This week, the lighting start-up company vu1 is beginning to ship a new type of lightbulb that could displace compact fluorescents and LED lamps as the energy-saving bulb of choice. The technology, known as cathodoluminescence or electron-stimulated luminescence (ESL), offers similar energy savings, but provides a more natural quality of light.
My life in the past several years has been a living lightbulb joke. I’ve changed, re-changed and re-re-changed the bulbs in my house trying to find replacements that save money but don’t make our skin look like zombie flesh. Compact fluorescents and LED lamps save energy, last longer, and emit less heat than incandescent bulbs. But their light is ickier, versions advertised as "dimmable" often dim only over a limited range, and CFLs take maddeningly long to come to full brightness. No single type works everywhere. LEDs are great for desk lamps, but their narrow beams fail to fill larger spaces. In darkly painted rooms, I went with cold-cathode fluorescents with a low brightness temperature. I’ve filled a big box in the basement with all the bulbs I’ve tried and rejected. So much for saving money.
The color quality has to do with how these bulbs work. The white(ish) light you see is given off by a phosphor coating. In a CFL, the phosphor glows when backlit by ultraviolet light from mercury vapor; in an LED bulb, it soaks up light from a pure-blue LED. (The mercury is why you can't just throw a CFL in the trash when it dies.) On the left is a graph showing the spectra of incandescent, CFL, and LED bulbs; the x-axis is the wavelength in nanometers. Although this particular graph was provided to me by vu1, which has a certain self-interest in showing its competitors in their worst light, it matches information from other sources such as the lighting control company Lutron and the RPI Lighting Research Center. The CFL spectrum is a series of spikes, reflecting the combination of phosphors used to approximate white light; CFLs therefore accent certain colors and fail to render others.
LED bulbs, which use a different type of phosphor, have a smoother spectrum, but the blue LED that drives the phosphor creates a sharp peak in the blue, short-wavelength range of the spectrum, which might pose a "blue light hazard." Ignacio Provencio of the University of Virginia will have an article in our May issue about how our eyes have a special class of photoreceptor that doesn't form images; instead it absorbs blue light to synchronize our body clock with the day/night cycle. Too much blue light could disrupt your sleep cycle. I've also seen claims that excessive blue light might fry your retina and increase your chances of developing macular degeneration. The French counterpart to OSHA issued a report last November warning that children are at particular risk, although Physics World quoted other experts who thought the claims overblown.
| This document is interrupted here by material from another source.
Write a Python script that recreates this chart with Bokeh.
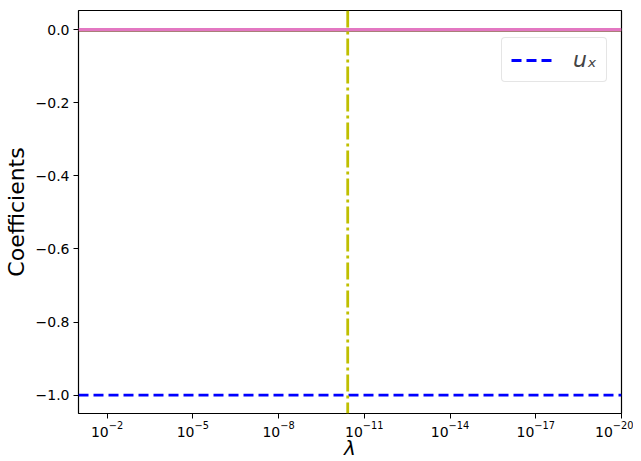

The new ESL bulbs use a phosphor, too, but one that does not absorb light at all—instead, it absorbs electrons. Roughly speaking, ESLs are cathode-ray tubes repurposed as lamps. The electrons stream off a metal cathode plate and are pulled by an electric field toward an anode, a thin layer of metal on the backside of the phosphor. Charles Hunt of University of California at Davis, who helped to develop the phosphor, explained to me that ESLs differ from the CRTs used in old TV sets by virtue of their lower electron densities and energies.
Because they use a different phosphor, ESLs provide a somewhat more natural light; see the spectrum at left. The company claims all sorts of other advantages, too: the bulb turns on faster, shines omnidirectionally rather than in a narrow beam, dims over a wider range, and contains no mercury. I've been trying out a demo, an R30 spotlight for a recessed fixture in my kitchen. When you flip the switch, it comes to full brightnesss in a second or two. My wife judges the light to be yellower and milder than a CFL's. Measured with a Kill-a-Watt, the bulb draws 16 watts, about as much power as a CFL of the same brightness, roughly equivalent to a 60-watt incandescent. I'm able to dim it down to, or up from, 20 percent of maximum brightness. The main downside is that the bulb is much heavier than any other I've ever tried—nearly a pound.
Since vu1 first announced the bulbs last year, people on Internet discussion groups have worried about x-ray emission, since the technology is similar to that of an x-ray tube. Hunt said ESLs do produce some x-rays, but at levels below the ambient background dose. The company says that UL-certification included x-ray safety testing.
The R30 begins shipping this week, for $20. The company says it'll introduce an A19 standard bulb shape in the summer, followed by decorative and vanity lighting.